Dataset section:
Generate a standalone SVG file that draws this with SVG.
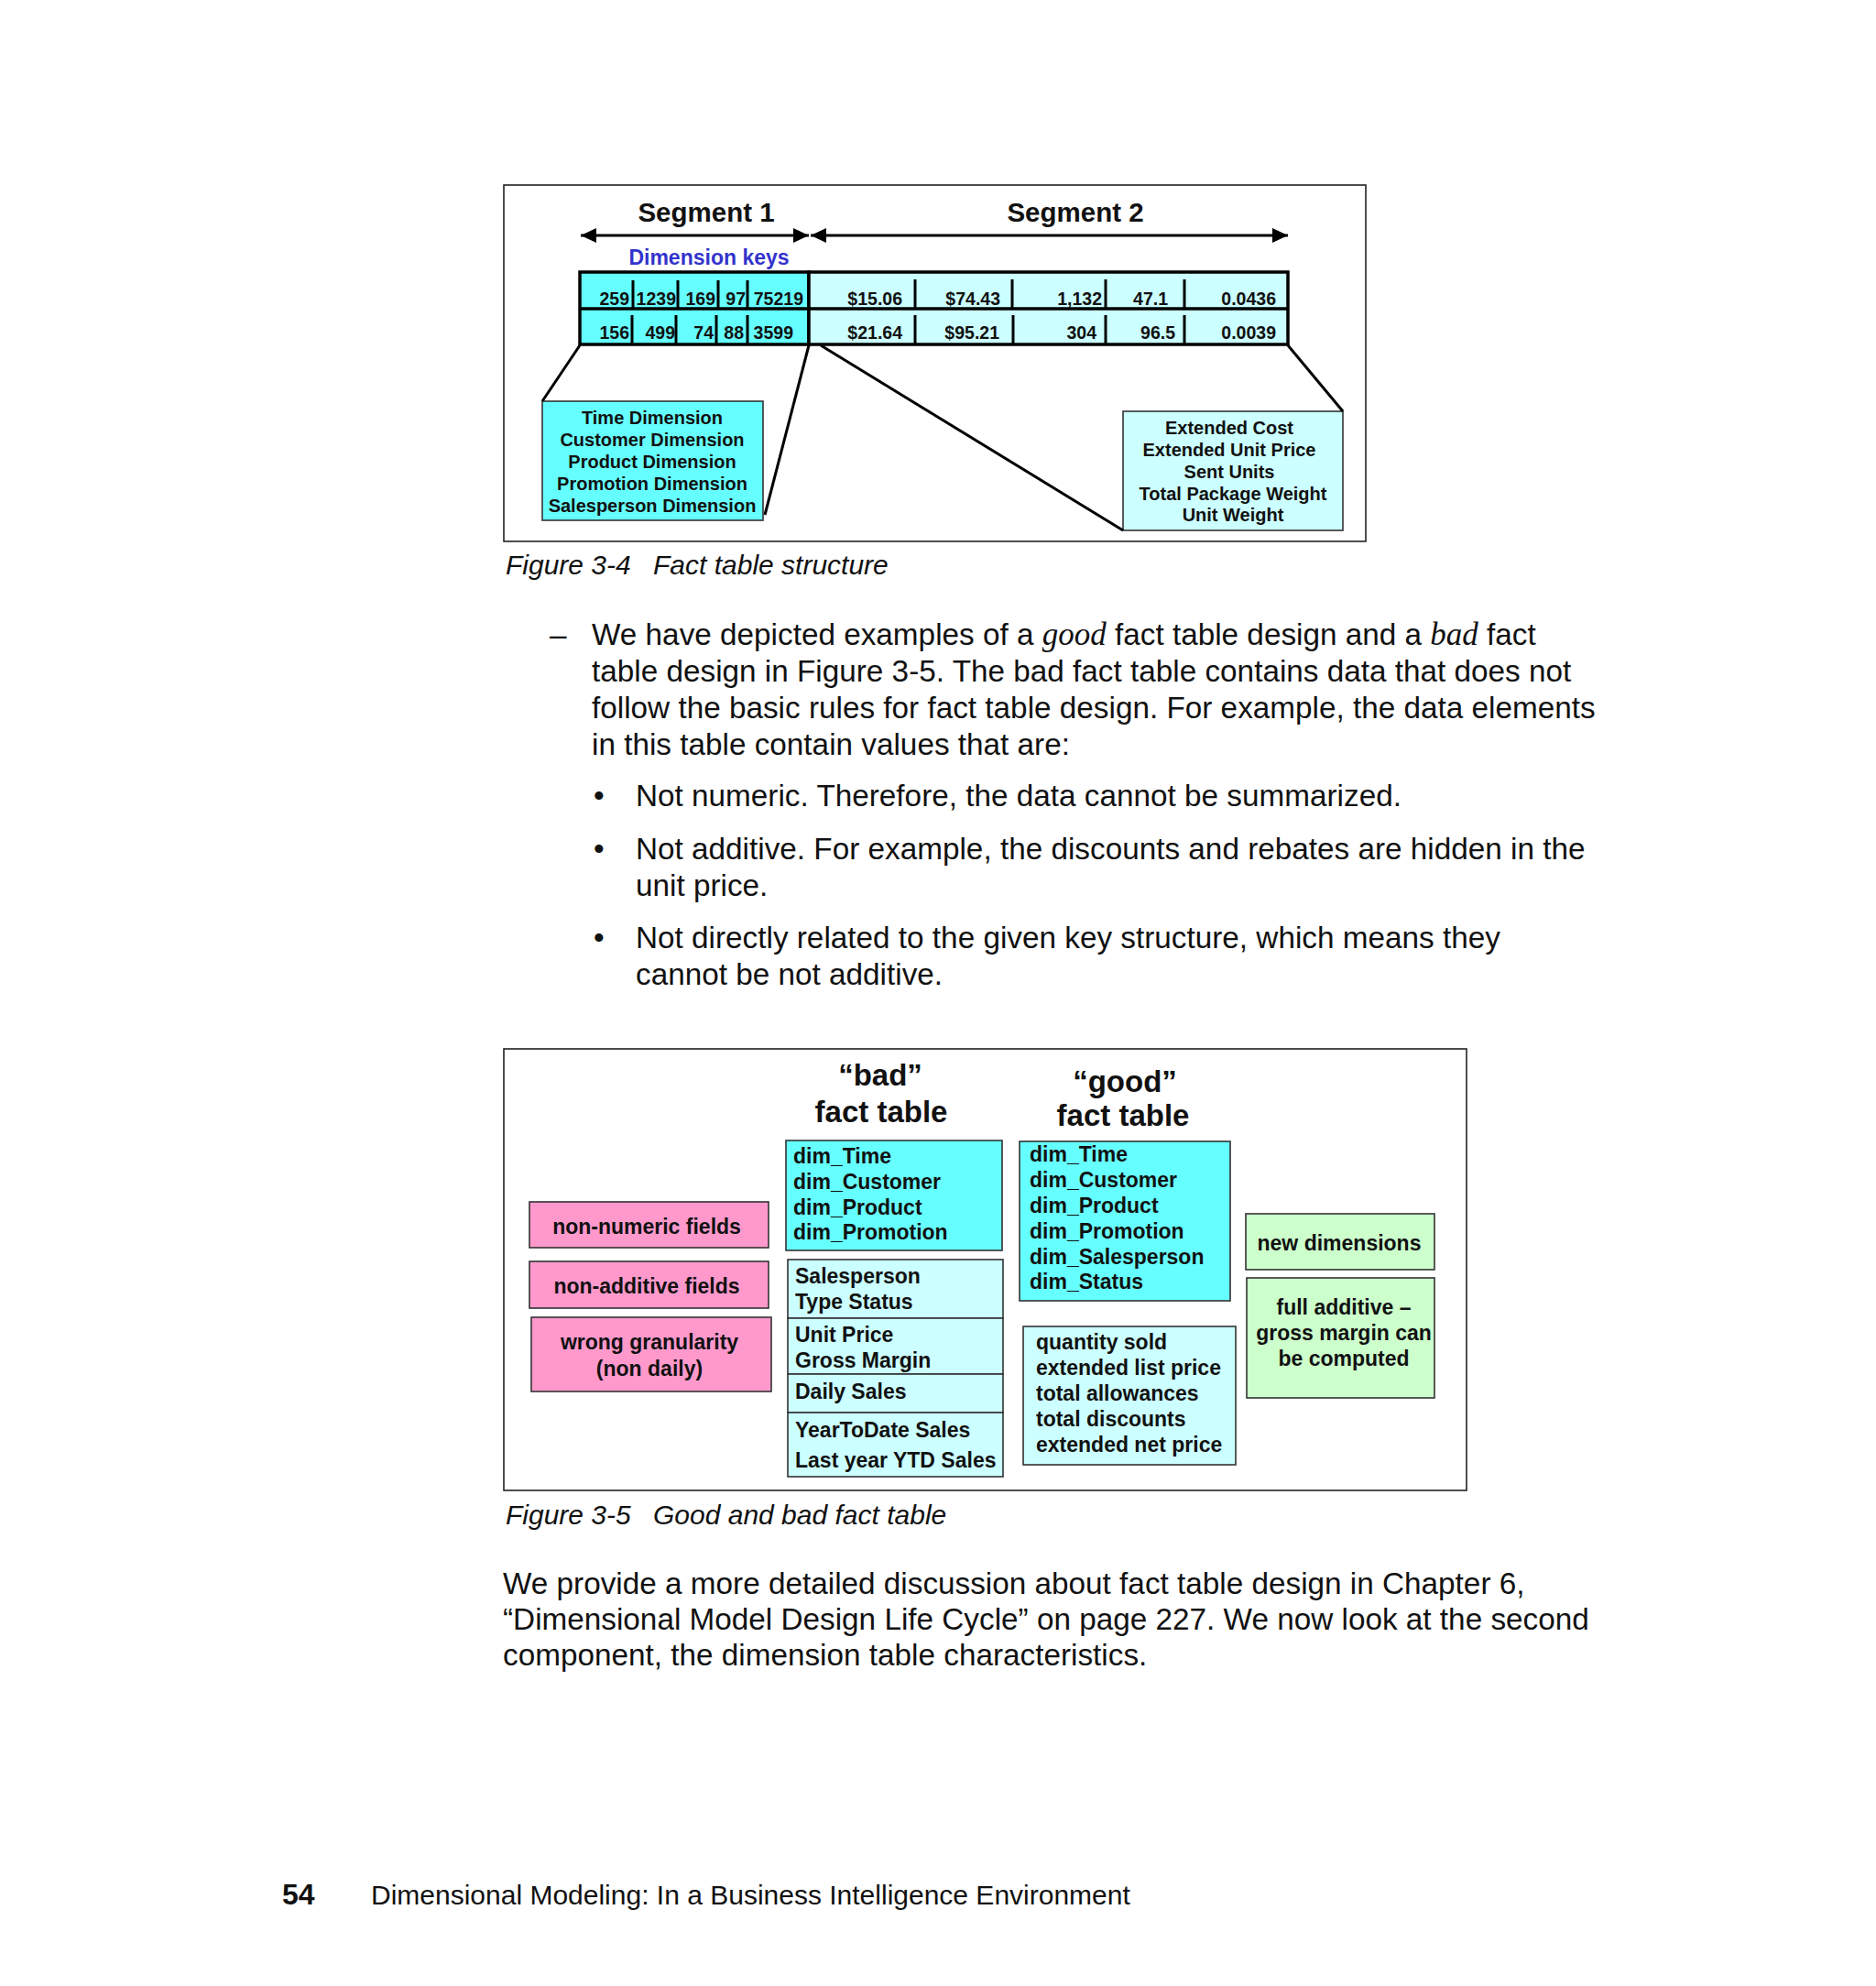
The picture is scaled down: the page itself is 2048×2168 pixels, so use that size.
<svg xmlns="http://www.w3.org/2000/svg" width="2048" height="2168" viewBox="0 0 2048 2168">
<style>
text{font-family:"Liberation Sans",Arial,sans-serif;fill:#111}
.b{font-weight:bold}
.frame{fill:none;stroke:#222;stroke-width:1.6}
.tbl{stroke:#000;stroke-width:3.5}
.div{stroke:#000;stroke-width:3}
.num{font-weight:bold;font-size:19.5px;text-anchor:end}
.conn{stroke:#000;stroke-width:3;fill:none}
.box{stroke:#333;stroke-width:1.6}
.cy{fill:#66FFFF}
.lc{fill:#CCFFFF}
.pk{fill:#FF99CC}
.gr{fill:#CCFFCC}
.bt{font-weight:bold;font-size:20px;text-anchor:middle}
.ft{font-weight:bold;font-size:23px}
.ftc{font-weight:bold;font-size:23px;text-anchor:middle}
.hd{font-weight:bold;font-size:33px;text-anchor:middle}
.body{font-size:33.3px}
.cap{font-size:30px;font-style:italic}
.it{font-family:"Liberation Serif","Times New Roman",serif;font-style:italic;font-size:35px}
</style>
<defs>
<marker id="ah" markerUnits="userSpaceOnUse" markerWidth="18" markerHeight="18" viewBox="0 0 18 18" refX="17" refY="9" orient="auto-start-reverse">
<path d="M0,1 L17,9 L0,17 Z" fill="#000"/>
</marker>
</defs>
<rect width="2048" height="2168" fill="#fff"/>

<!-- Figure 3-4 -->
<rect class="frame" x="550" y="202" width="941" height="389"/>
<g id="seg1-label"><text class="b" x="771" y="242" font-size="29.5" text-anchor="middle">Segment 1</text></g>
<g id="seg2-label"><text class="b" x="1174" y="242" font-size="29.5" text-anchor="middle">Segment 2</text></g>
<g id="dimkeys-label"><text class="b" x="774" y="289" font-size="23" text-anchor="middle" style="fill:#3333CC">Dimension keys</text></g>

<g id="fact-table">
<rect x="633" y="297" width="250" height="79" class="tbl cy"/>
<rect x="883" y="297" width="523" height="79" class="tbl lc"/>
<line class="tbl" x1="633" y1="337" x2="1406" y2="337"/>
<g class="div">
<line x1="691" y1="306" x2="691" y2="337"/><line x1="740" y1="306" x2="740" y2="337"/><line x1="784" y1="306" x2="784" y2="337"/><line x1="816" y1="306" x2="816" y2="337"/>
<line x1="999" y1="305" x2="999" y2="337"/><line x1="1105" y1="305" x2="1105" y2="337"/><line x1="1207" y1="305" x2="1207" y2="337"/><line x1="1293" y1="305" x2="1293" y2="337"/>
<line x1="690" y1="344" x2="690" y2="376"/><line x1="738" y1="344" x2="738" y2="376"/><line x1="782" y1="344" x2="782" y2="376"/><line x1="816" y1="344" x2="816" y2="376"/>
<line x1="999" y1="344" x2="999" y2="376"/><line x1="1106" y1="344" x2="1106" y2="376"/><line x1="1207" y1="344" x2="1207" y2="376"/><line x1="1293" y1="344" x2="1293" y2="376"/>
</g>
<text class="num" x="687" y="333">259</text><text class="num" x="738" y="333">1239</text><text class="num" x="781" y="333">169</text><text class="num" x="814" y="333">97</text><text class="num" x="877" y="333">75219</text>
<text class="num" x="985" y="333">$15.06</text><text class="num" x="1092" y="333">$74.43</text><text class="num" x="1203" y="333">1,132</text><text class="num" x="1275" y="333">47.1</text><text class="num" x="1393" y="333">0.0436</text>
<text class="num" x="687" y="370">156</text><text class="num" x="737" y="370">499</text><text class="num" x="779" y="370">74</text><text class="num" x="812" y="370">88</text><text class="num" x="866" y="370">3599</text>
<text class="num" x="985" y="370">$21.64</text><text class="num" x="1091" y="370">$95.21</text><text class="num" x="1197" y="370">304</text><text class="num" x="1283" y="370">96.5</text><text class="num" x="1393" y="370">0.0039</text>
</g>

<g id="dim-box">
<rect class="box cy" x="592" y="438" width="241" height="130"/>
<text class="bt" x="712" y="463">Time Dimension</text>
<text class="bt" x="712" y="487">Customer Dimension</text>
<text class="bt" x="712" y="511">Product Dimension</text>
<text class="bt" x="712" y="535">Promotion Dimension</text>
<text class="bt" x="712" y="559">Salesperson Dimension</text>
</g>
<g id="measure-box">
<rect class="box lc" x="1226" y="449" width="240" height="130"/>
<text class="bt" x="1342" y="474">Extended Cost</text>
<text class="bt" x="1342" y="498">Extended Unit Price</text>
<text class="bt" x="1342" y="522">Sent Units</text>
<text class="bt" x="1346" y="546">Total Package Weight</text>
<text class="bt" x="1346" y="569">Unit Weight</text>
</g>

<g id="connectors-3-4">
<line class="conn" x1="634" y1="257" x2="883" y2="257" marker-start="url(#ah)" marker-end="url(#ah)"/>
<line class="conn" x1="885" y1="257" x2="1406" y2="257" marker-start="url(#ah)" marker-end="url(#ah)"/>
<line class="conn" x1="633" y1="377" x2="592" y2="438"/>
<line class="conn" x1="883" y1="377" x2="835" y2="562"/>
<line class="conn" x1="896" y1="377" x2="1226" y2="579"/>
<line class="conn" x1="1406" y1="377" x2="1466" y2="449"/>
</g>

<text class="cap" x="552" y="627">Figure 3-4</text>
<text class="cap" x="713" y="627">Fact table structure</text>

<!-- body text -->
<text class="body" x="600" y="704">–</text>
<text class="body" x="646" y="704">We have depicted examples of a <tspan class="it">good</tspan> fact table design and a <tspan class="it">bad</tspan> fact</text>
<text class="body" x="646" y="744">table design in Figure 3-5. The bad fact table contains data that does not</text>
<text class="body" x="646" y="784">follow the basic rules for fact table design. For example, the data elements</text>
<text class="body" x="646" y="824">in this table contain values that are:</text>
<text class="body" x="648" y="880">•</text>
<text class="body" x="694" y="880">Not numeric. Therefore, the data cannot be summarized.</text>
<text class="body" x="648" y="938">•</text>
<text class="body" x="694" y="938">Not additive. For example, the discounts and rebates are hidden in the</text>
<text class="body" x="694" y="978">unit price.</text>
<text class="body" x="648" y="1035">•</text>
<text class="body" x="694" y="1035">Not directly related to the given key structure, which means they</text>
<text class="body" x="694" y="1075">cannot be not additive.</text>

<!-- Figure 3-5 -->
<rect class="frame" x="550" y="1145" width="1051" height="482"/>
<g id="bad-title"><text class="hd" x="961" y="1185">“bad”</text><text class="hd" x="962" y="1225">fact table</text></g>
<g id="good-title"><text class="hd" x="1228" y="1192">“good”</text><text class="hd" x="1226" y="1229">fact table</text></g>

<g id="non-numeric">
<rect class="box pk" x="578" y="1312" width="261" height="50"/>
<text class="ftc" x="706" y="1347">non-numeric fields</text>
</g>
<g id="non-additive">
<rect class="box pk" x="578" y="1377" width="261" height="51"/>
<text class="ftc" x="706" y="1412">non-additive fields</text>
</g>
<g id="wrong-granularity">
<rect class="box pk" x="580" y="1438" width="262" height="81"/>
<text class="ftc" x="709" y="1473">wrong granularity</text>
<text class="ftc" x="709" y="1502">(non daily)</text>
</g>

<g id="bad-dims">
<rect class="box cy" x="858" y="1245" width="236" height="120"/>
<text class="ft" x="866" y="1270">dim_Time</text>
<text class="ft" x="866" y="1298">dim_Customer</text>
<text class="ft" x="866" y="1326">dim_Product</text>
<text class="ft" x="866" y="1353">dim_Promotion</text>
</g>
<g id="bad-facts">
<rect class="box lc" x="860" y="1375" width="235" height="64"/>
<rect class="box lc" x="860" y="1439" width="235" height="61"/>
<rect class="box lc" x="860" y="1500" width="235" height="42"/>
<rect class="box lc" x="860" y="1542" width="235" height="70"/>
<text class="ft" x="868" y="1401">Salesperson</text>
<text class="ft" x="868" y="1429">Type Status</text>
<text class="ft" x="868" y="1465">Unit Price</text>
<text class="ft" x="868" y="1493">Gross Margin</text>
<text class="ft" x="868" y="1527">Daily Sales</text>
<text class="ft" x="868" y="1569">YearToDate Sales</text>
<text class="ft" x="868" y="1602">Last year YTD Sales</text>
</g>

<g id="good-dims">
<rect class="box cy" x="1113" y="1246" width="230" height="174"/>
<text class="ft" x="1124" y="1268">dim_Time</text>
<text class="ft" x="1124" y="1296">dim_Customer</text>
<text class="ft" x="1124" y="1324">dim_Product</text>
<text class="ft" x="1124" y="1352">dim_Promotion</text>
<text class="ft" x="1124" y="1380">dim_Salesperson</text>
<text class="ft" x="1124" y="1407">dim_Status</text>
</g>
<g id="good-facts">
<rect class="box lc" x="1117" y="1448" width="232" height="151"/>
<text class="ft" x="1131" y="1473">quantity sold</text>
<text class="ft" x="1131" y="1501">extended list price</text>
<text class="ft" x="1131" y="1529">total allowances</text>
<text class="ft" x="1131" y="1557">total discounts</text>
<text class="ft" x="1131" y="1585">extended net price</text>
</g>

<g id="new-dimensions">
<rect class="box gr" x="1360" y="1325" width="206" height="61"/>
<text class="ftc" x="1462" y="1365">new dimensions</text>
</g>
<g id="full-additive">
<rect class="box gr" x="1361" y="1395" width="205" height="131"/>
<text class="ftc" x="1467" y="1435">full additive –</text>
<text class="ftc" x="1467" y="1463">gross margin can</text>
<text class="ftc" x="1467" y="1491">be computed</text>
</g>

<text class="cap" x="552" y="1664">Figure 3-5</text>
<text class="cap" x="713" y="1664">Good and bad fact table</text>

<text class="body" x="549" y="1740">We provide a more detailed discussion about fact table design in Chapter 6,</text>
<text class="body" x="549" y="1779">“Dimensional Model Design Life Cycle” on page 227. We now look at the second</text>
<text class="body" x="549" y="1818">component, the dimension table characteristics.</text>

<text class="b" x="308" y="2079" font-size="32">54</text>
<text x="405" y="2079" font-size="30">Dimensional Modeling: In a Business Intelligence Environment</text>
</svg>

Set problem:
Which lines of the material contain the string "page"? List each of them.

Answer to this problem:
The picture is scaled down: the page itself is 2048×2168 pixels, so use that size.
<text class="body" x="549" y="1779">“Dimensional Model Design Life Cycle” on page 227. We now look at the second</text>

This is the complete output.